*Given problem*
Extract every line where the string "matplotlib" appears.

○ ○ ○ ○ ○ ○ ○

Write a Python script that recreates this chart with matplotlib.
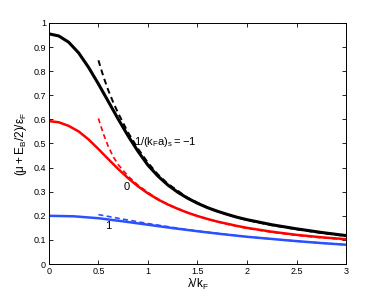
import matplotlib
matplotlib.use('Agg')
import matplotlib.pyplot as plt

plt.rcParams['font.family'] = ['Liberation Sans', 'DejaVu Sans']
plt.rcParams['mathtext.fontset'] = 'custom'
plt.rcParams['mathtext.rm'] = 'Liberation Sans'
plt.rcParams['mathtext.it'] = 'Liberation Sans'

# solid curves (full calculation)
lam = [0, 0.1, 0.2, 0.3, 0.4, 0.5, 0.6, 0.7, 0.8, 0.9, 1.0,
       1.1, 1.2, 1.3, 1.4, 1.5, 1.6, 1.7, 1.8, 1.9, 2.0,
       2.25, 2.5, 2.75, 3.0]
black = [0.955, 0.946, 0.92, 0.876, 0.816, 0.747, 0.674, 0.601, 0.531, 0.467, 0.41,
         0.365, 0.328, 0.298, 0.273, 0.252, 0.234, 0.219, 0.206, 0.194, 0.184,
         0.163, 0.146, 0.131, 0.118]
red = [0.593, 0.588, 0.573, 0.55, 0.517, 0.477, 0.435, 0.394, 0.356, 0.322, 0.293,
       0.268, 0.247, 0.229, 0.213, 0.199, 0.187, 0.176, 0.167, 0.158, 0.150,
       0.134, 0.121, 0.111, 0.103]

lam_b = [0, 0.25, 0.5, 0.75, 1.0, 1.25, 1.5, 1.75, 2.0, 2.25, 2.5, 2.75, 3.0]
blue = [0.200, 0.198, 0.190, 0.177, 0.163, 0.149, 0.136, 0.124, 0.113, 0.104,
        0.095, 0.087, 0.080]

# dashed curves (large lambda approximation)
lam_d = [0.5, 0.55, 0.6, 0.65, 0.7, 0.8, 0.9, 1.0, 1.1, 1.2, 1.4, 1.6, 1.8, 2.0,
         2.25, 2.5, 2.75, 3.0]
black_d = [0.845, 0.778, 0.72, 0.67, 0.625, 0.545, 0.478, 0.42, 0.372, 0.333, 0.275,
           0.234, 0.205, 0.182, 0.161, 0.144, 0.129, 0.116]
red_d = [0.604, 0.54, 0.487, 0.445, 0.412, 0.364, 0.327, 0.297, 0.27, 0.248, 0.213,
         0.186, 0.165, 0.148, 0.132, 0.119, 0.109, 0.101]
lam_bd = [0.5, 0.75, 1.0, 1.25, 1.5, 1.75, 2.0, 2.25, 2.5, 2.75, 3.0]
blue_d = [0.205, 0.186, 0.168, 0.152, 0.137, 0.125, 0.113, 0.104, 0.095, 0.087, 0.080]

fig = plt.figure(figsize=(3.82, 2.98), dpi=100)
ax = fig.add_axes([0.128, 0.114, 0.778, 0.809])

ax.plot(lam, black, color='black', lw=2.2)
ax.plot(lam, red, color='#ff0000', lw=1.8)
ax.plot(lam_b, blue, color='#2b50ff', lw=1.8)
ax.plot(lam_d, black_d, color='black', lw=1.4, ls=(0, (3, 2)))
ax.plot(lam_d, red_d, color='#ff0000', lw=1.2, ls=(0, (3, 2)))
ax.plot(lam_bd, blue_d, color='#2b50ff', lw=1.2, ls=(0, (3, 2)))

ax.text(0.86, 0.505, r'$\mathregular{1/(k_Fa)_s = -1}$', fontsize=8, va='center')
ax.text(0.79, 0.32, '0', fontsize=8, va='center', ha='center')
ax.text(0.60, 0.158, '1', fontsize=8, va='center', ha='center')

ax.set_xlim(0, 3)
ax.set_ylim(0, 1)
ax.set_xticks([0, 0.5, 1, 1.5, 2, 2.5, 3])
ax.set_xticklabels(['0', '0.5', '1', '1.5', '2', '2.5', '3'])
ax.set_yticks([0, 0.1, 0.2, 0.3, 0.4, 0.5, 0.6, 0.7, 0.8, 0.9, 1])
ax.set_yticklabels(['0', '0.1', '0.2', '0.3', '0.4', '0.5', '0.6', '0.7', '0.8', '0.9', '1'])
ax.tick_params(direction='in', top=True, right=True, labelsize=6.5, length=3, width=0.6, pad=2)
for s in ax.spines.values():
    s.set_linewidth(0.7)

ax.set_xlabel(r'$\mathregular{\lambda/k_F}$', fontsize=8.5, labelpad=1)
ax.set_ylabel(r'$\mathregular{(\mu+E_B/2)/\varepsilon_F}$', fontsize=8.5, labelpad=3)

fig.savefig('out.png', dpi=100)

○ ○ ○ ○ ○ ○ ○

*Exercise output*
Write a Python script that recreates this chart with matplotlib.
import matplotlib
matplotlib.use('Agg')
import matplotlib.pyplot as plt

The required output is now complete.